Утром она поднялась как обычно. Ополоснула лицо и руки ледяной водой, заплела косу, растопила печь, выпила кружку анисового чая вместе с Йоханной и Акселем, укуталась в шаль, не без труда отворила дверь, вышла на заметенный песком порожек, затворила дверь и побрела вниз, к пасторовой усадьбе. С этого, собственно, и началось Сказание, да оборвалось. Майя-Стина бредет по песку. Машет девушке, что несет в деревянном башмаке уголья. Ее окликает какая‑то женщина. Майя-Стина кивает, но толком не вслушивается. Рука ее ныряет под кофту и нащупывает маленький шарик, он металлический и холодит кожу. Ветер вырывает у нее конец шали, и она высвобождает руку, чтобы поймать его. Ни о чем в особенности она не думает. Так, о разном. И о подарке Элле. Но скоро она о нем позабудет. Ибо в доме у пастора — великий переполох.
Глава восьмая
Розовый шелковый бант улетает навеки
Новый пастор, звали его Педер Тевенс, приехал на Остров восемь месяцев тому назад. В отличие от своего предместника, выученика из крестьян, которому не приходилось выбирать, где нести Слово Божие, Педер Тевенс был отпрыском старинной знатной фамилии, где мужчины из рода в род посвящали себя изучению богословия во всех его тонкостях. Сей нищий приход он избрал по собственной воле, и, разумеется, его желание было исполнено, хотя и отец его, и мать, и дядя епископ почли это блажью. На самом же деле господина Педера одолели духовные раздумья. Ну, пускай просто раздумья. Он нашел, что родители и родственники его предаются суетности и мало думают о вечном благе. И решил уйти в народ, в самую его гущу — там люди борются за то, чтобы выжить, а по пятам за жизнью неотступно следует смерть.

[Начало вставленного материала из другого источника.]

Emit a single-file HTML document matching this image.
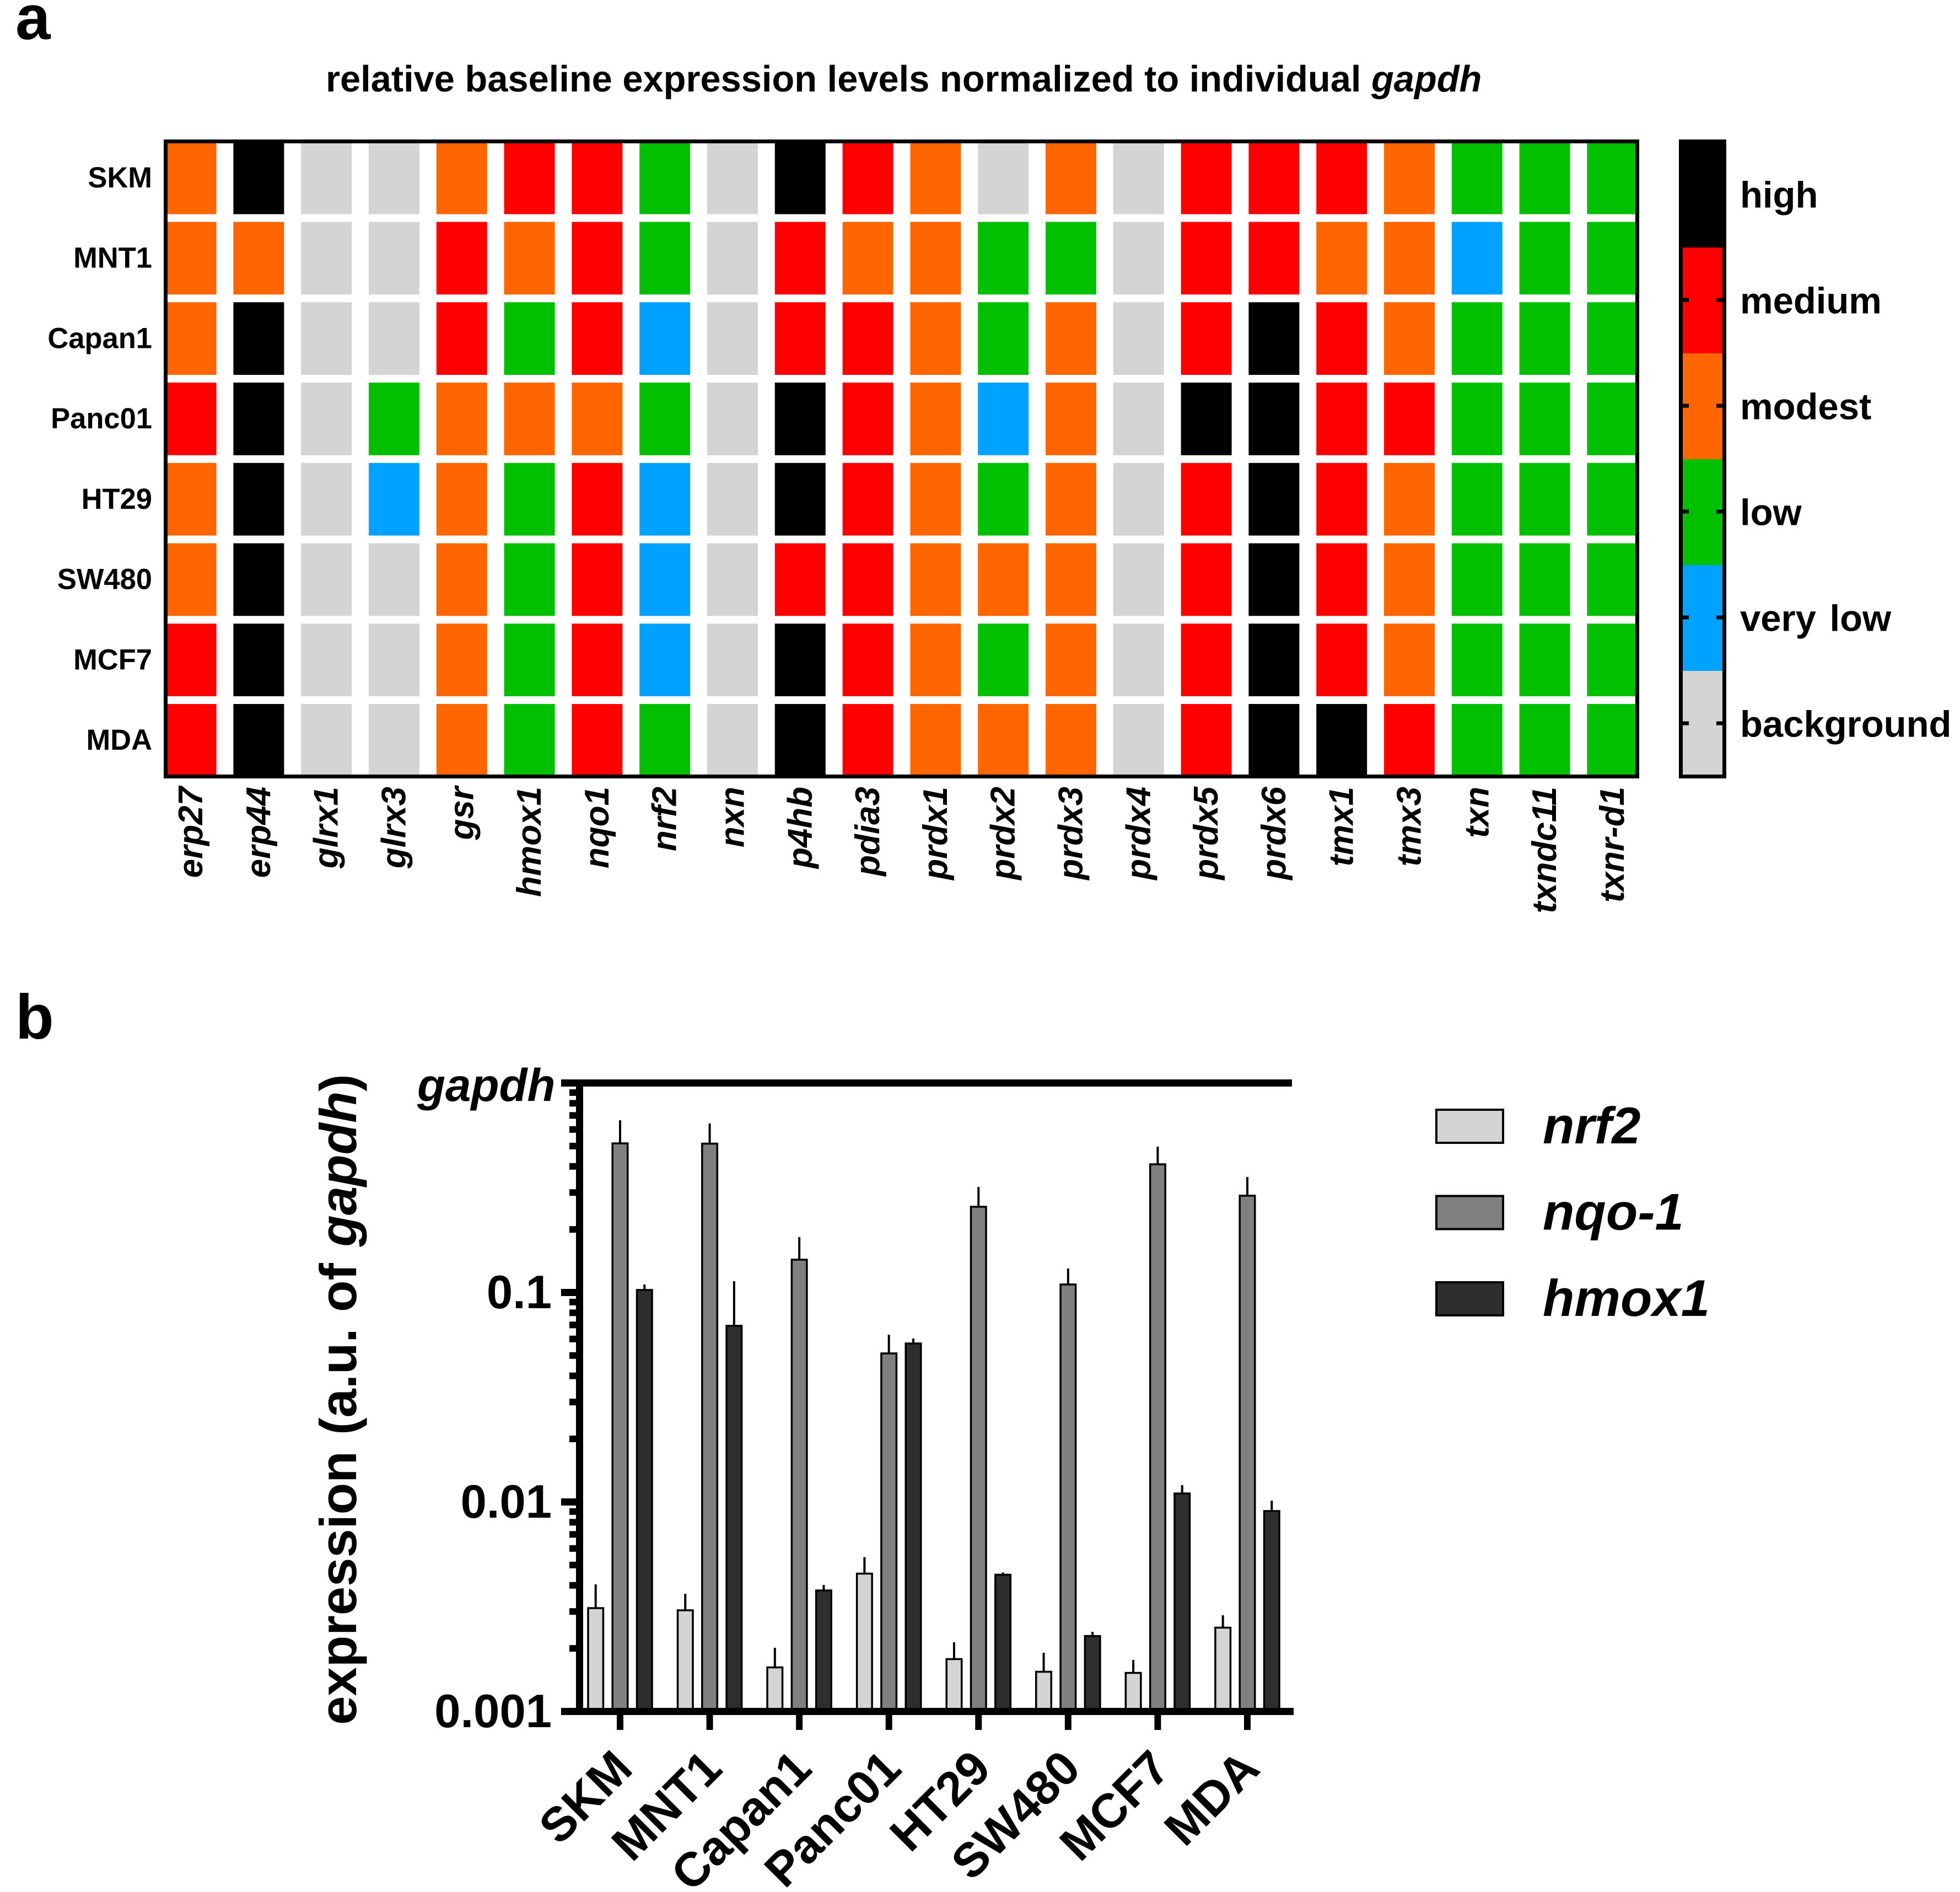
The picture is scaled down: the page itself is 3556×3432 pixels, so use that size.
<!DOCTYPE html>
<html lang="en">
<head>
<meta charset="utf-8">
<title>Baseline expression levels</title>
<style>
html,body{margin:0;padding:0;background:#fff;}
svg{display:block;font-family:"Liberation Sans",Arial,sans-serif;font-weight:bold;fill:#000;}
</style>
</head>
<body>
<svg id="fig" xmlns="http://www.w3.org/2000/svg" width="3556" height="3432" viewBox="0 0 3556 3432">
  <defs><clipPath id="hm-clip"><rect x="304" y="260" width="2663" height="1145"/></clipPath></defs>
  <rect x="0" y="0" width="3556" height="3432" fill="#fff"/>
  <text x="28" y="71" font-size="114">a</text>
  <text x="28" y="1884" font-size="114">b</text>
  <text x="591" y="166" font-size="66.8">relative baseline expression levels normalized to individual <tspan font-style="italic">gapdh</tspan></text>
  <g id="heatmap" clip-path="url(#hm-clip)"></g>
  <rect x="300.5" y="256.5" width="2670" height="1152" fill="none" stroke="#000" stroke-width="7"/>
  <g id="rowLabels" font-size="52.5" text-anchor="end"></g>
  <g id="colLabels" font-size="62" font-style="italic" text-anchor="end"></g>
  <g id="colorbar"></g>
  <text transform="translate(646 2538.5) rotate(-90)" font-size="94" word-spacing="3.5" text-anchor="middle">expression (a.u. of <tspan font-style="italic">gapdh</tspan>)</text>
  <g id="bars"></g>
  <g id="axes"></g>
  <g id="legend"></g>
</svg>
<script>
// ---------- heatmap data ----------
const cellLines = ["SKM","MNT1","Capan1","Panc01","HT29","SW480","MCF7","MDA"];
const genes = ["erp27","erp44","glrx1","glrx3","gsr","hmox1","nqo1","nrf2","nxn","p4hb","pdia3","prdx1","prdx2","prdx3","prdx4","prdx5","prdx6","tmx1","tmx3","txn","txndc11","txnr-d1"];
// 0 background, 1 very low, 2 low, 3 modest, 4 medium, 5 high
const levelsSKM    = [3,5,0,0,3,4,4,2,0,5,4,3,0,3,0,4,4,4,3,2,2,2];
const levelsMNT1   = [3,3,0,0,4,3,4,2,0,4,3,3,2,2,0,4,4,3,3,1,2,2];
const levelsCapan1 = [3,5,0,0,4,2,4,1,0,4,4,3,2,3,0,4,5,4,3,2,2,2];
const levelsPanc01 = [4,5,0,2,3,3,3,2,0,5,4,3,1,3,0,5,5,4,4,2,2,2];
const levelsHT29   = [3,5,0,1,3,2,4,1,0,5,4,3,2,3,0,4,5,4,3,2,2,2];
const levelsSW480  = [3,5,0,0,3,2,4,1,0,4,4,3,3,3,0,4,5,4,3,2,2,2];
const levelsMCF7   = [4,5,0,0,3,2,4,1,0,5,4,3,2,3,0,4,5,4,3,2,2,2];
const levelsMDA    = [4,5,0,0,3,2,4,2,0,5,4,3,3,3,0,4,5,5,4,2,2,2];
const levelRows = [levelsSKM,levelsMNT1,levelsCapan1,levelsPanc01,levelsHT29,levelsSW480,levelsMCF7,levelsMDA];
const levelNames = ["background","very low","low","modest","medium","high"];
const levelColors = ["#d4d4d4","#00a2ff","#00c000","#ff6600","#ff0000","#000000"];

// ---------- bar chart data ----------
const nrf2Values  = [0.003114,0.003040,0.001623,0.004549,0.001778,0.001547,0.001528,0.002512];
const nrf2Upper   = [0.004041,0.003646,0.002013,0.005453,0.002139,0.001907,0.001762,0.002879];
const nqo1Values  = [0.5150,0.5135,0.1434,0.0512,0.2566,0.1092,0.4091,0.2897];
const nqo1Upper   = [0.6640,0.6407,0.1838,0.0629,0.3190,0.1302,0.4967,0.3558];
const hmox1Values = [0.1028,0.06931,0.003781,0.0571,0.004495,0.002291,0.01098,0.009051];
const hmox1Upper  = [0.1092,0.1133,0.004017,0.0603,0.004604,0.002401,0.01203,0.01015];
const seriesNames = ["nrf2","nqo-1","hmox1"];
const seriesValues = [nrf2Values,nqo1Values,hmox1Values];
const seriesUpper = [nrf2Upper,nqo1Upper,hmox1Upper];
const seriesFills = ["#d4d4d4","#808080","#2e2e2e"];
const yTickValues = [0.1,0.01,0.001];
const yTickLabels = ["0.1","0.01","0.001"];
const yMinorBases = [0.1,0.01,0.001];
const yMinorMultipliers = [2,3,4,5,6,7,8,9];

const NS = "http://www.w3.org/2000/svg";
function mk(tag, attrs, parent, text){
  const el = document.createElementNS(NS, tag);
  for (const k in attrs) el.setAttribute(k, attrs[k]);
  if (text !== undefined) el.textContent = text;
  parent.appendChild(el);
  return el;
}
// axis functions
const hmColX = j => 300.6 + 122.8 * j;
const hmRowY = i => 256.75 + 145.75 * i;
const barGroupX = i => 1125 + 162.57 * i;
const barOffset = s => (s - 1) * 44.3;
const yScale = v => 3104.5 - (Math.log10(v) + 3) * 380;
const barBase = yScale(0.001);

// heatmap
const hm = document.getElementById("heatmap");
levelRows.forEach((row, i) => {
  row.forEach((lv, j) => {
    const el = mk("rect", {x: hmColX(j), y: hmRowY(i), width: 92, height: 131.75, fill: levelColors[lv]}, hm);
    
    
  });
});
const rowG = document.getElementById("rowLabels");
cellLines.forEach((name, i) => {
  const el = mk("text", {x: 276, y: hmRowY(i) + 83}, rowG, name);
  
  
});
const colG = document.getElementById("colLabels");
genes.forEach((name, j) => {
  const x = hmColX(j) + 46 + 20.5;
  const el = mk("text", {transform: `translate(${x} 1427) rotate(-90)`}, colG, name);
  
  
});

// colorbar (high at the top)
const cb = document.getElementById("colorbar");
const bandTop = k => 257 + 192 * k;
for (let lv = 5; lv >= 0; lv--) {
  const k = 5 - lv;
  const band = mk("rect", {x: 3053, y: Math.max(bandTop(k), 260), width: 72, height: Math.min(bandTop(k) + 192, 1405) - Math.max(bandTop(k), 260), fill: levelColors[lv]}, cb);
  
  
  const tickL = mk("rect", {x: 3053, y: bandTop(k) + 91.5, width: 11, height: 7, fill: "#000"}, cb);
  
  
  const tickR = mk("rect", {x: 3114, y: bandTop(k) + 91.5, width: 11, height: 7, fill: "#000"}, cb);
  
  
  const lab = mk("text", {x: 3157, y: bandTop(k) + 119.5, "font-size": 67, "word-spacing": 6}, cb, levelNames[lv]);
  
  
}
const cbFrame = mk("rect", {x: 3049.5, y: 256.5, width: 79, height: 1152, fill: "none", stroke: "#000", "stroke-width": 7}, cb);



// bars
const barsG = document.getElementById("bars");
seriesValues.forEach((vals, s) => {
  vals.forEach((v, i) => {
    const cx = barGroupX(i) + barOffset(s);
    const top = yScale(v);
    const err = mk("line", {x1: cx, x2: cx, y1: yScale(seriesUpper[s][i]), y2: top, stroke: "#000", "stroke-width": 4}, barsG);
    
    
    const bar = mk("rect", {x: cx - 13.75, y: top, width: 27.5, height: barBase - top, fill: seriesFills[s], stroke: "#000", "stroke-width": 3.5}, barsG);
    
    
  });
});

// axes
const ax = document.getElementById("axes");
const yLine = mk("rect", {x: 1045, y: 1958, width: 13, height: 1153, fill: "#000"}, ax);


const xLine = mk("rect", {x: 1018, y: 3098, width: 1329, height: 13, fill: "#000"}, ax);


const refLine = mk("rect", {x: 1018, y: yScale(1) - 6.5, width: 1326, height: 13, fill: "#000"}, ax);


const refLabel = mk("text", {x: 757, y: 1997, "font-size": 83.5, "font-style": "italic"}, ax, "gapdh");


yMinorBases.forEach(b => {
  yMinorMultipliers.forEach(m => {
    const t = mk("rect", {x: 1033, y: yScale(b * m) - 6, width: 12, height: 12, fill: "#000"}, ax);
    
    
  });
});
yTickValues.forEach((v, i) => {
  if (v > 0.001) {
    const t = mk("rect", {x: 1018, y: yScale(v) - 6.5, width: 27, height: 13, fill: "#000"}, ax);
    
    
  }
  const l = mk("text", {x: 1001, y: yScale(v) + 28.5, "font-size": 85, "text-anchor": "end"}, ax, yTickLabels[i]);
  
  
});
cellLines.forEach((name, i) => {
  const x = barGroupX(i);
  const t = mk("rect", {x: x - 6, y: 3111, width: 12, height: 27, fill: "#000"}, ax);
  
  
  const l = mk("text", {transform: `translate(${x + 26.5} 3212.5) rotate(-45)`, "font-size": 87, "text-anchor": "end"}, ax, name);
  
  
});

// legend
const lg = document.getElementById("legend");
seriesNames.forEach((name, s) => {
  const y0 = 2013 + 156.5 * s;
  const sw = mk("rect", {x: 2606, y: y0, width: 121, height: 60, fill: seriesFills[s], stroke: "#000", "stroke-width": 4}, lg);
  
  
  const tx = mk("text", {x: 2799, y: y0 + 61, "font-size": 94, "font-style": "italic"}, lg, name);
  
  
});
</script>
</body>
</html>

Это был весьма суровый молодой человек. Глаза его смотрели холодно и бесстрастно. Они напоминали два черных камешка, что нередко выносят на берег волны и что, полежав на солнце, принимают тускло-серый оттенок. Он был высокого роста, сухощав, притом хорошо сложен. По обе стороны бледного лица падали прямые черные волосы, заключая его в строгую рамку.
Господин Педер был из тех мужчин, которые пользуются успехом у женщин, ибо им свойственна пылкость. И хотя пылкость эта поддается двоякому истолкованию, ее вполне можно принять за страсть, за способность безоглядно увлечься. Неудивительно, что господин Педер с легкостью покорил очаровательную Анну-Регице Ворн, дочь богатого оптовика, которая только-только начала выезжать в свет, но уже повергла к своим стопам немало столичных щеголей.
Анна-Регице была жизнерадостной, а по мнению иных — ветреной девушкой. Она любила театр и зачитывалась книгами на чужих языках. Ухаживание господина Педера заключалось в том, что на званых вечерах он уводил ее в дальний угол и выговаривал за кокетливый наряд и вольное поведение. Поначалу это ее забавляло, потом в ней поселился дух противоречия, а кончилось тем, что она всецело ему предалась. Когда он выпросил розовый шелковый бант с ее бального платья и поднес к губам, Анна-Регице от счастья расплакалась, — неважно, что потом он кинул этот бант в распахнутое окно и тот улетел навеки. Она расцвела, точно маков цвет, она так жаждала внимать увещеваниям господина Педера, что, не убоявшись слухов, взяла и явилась к нему в рабочий кабинет.
Поклонники ее были в отчаянии, до того она переменилась. Отец Анны-Регице выжидал. Все‑таки господин Педер — сын именитых и богатых родителей. А безрассудная, фанатическая приверженность высшим целям — сродни детской болезни, она, как известно, проходит, когда человек окунается в житейское море, иными словами, когда настает время подумать о продолжении рода, о достатке и о приумножении достояния. Но вот он дал им свое согласие. Анну-Регице Ворн обвенчали с новоиспеченным бакалавром богословия Педером Тевенсом, и в тот же день молодые отбыли из столицы на Остров.
Анна-Регице была согласна поступиться отчасти своими привычками в отношении нарядов и всякого рода удобств. Но когда перед самым отплытием муж потребовал, чтобы она оставила на пристани сундук с бальными платьями и тонким столовым бельем, она взбунтовалась. Почему от этого нужно отказываться? Ведь сама по себе красота — не грех!
Тут‑то Анне-Регице и открылось, что супруг ее одержим ревностью. Не той, что беснуется и вопиет, требует и выплескивается, ищет близости и унимается после нежнейшего примирения. А глухой, злобной ревностью, что гложет сердце, как червь.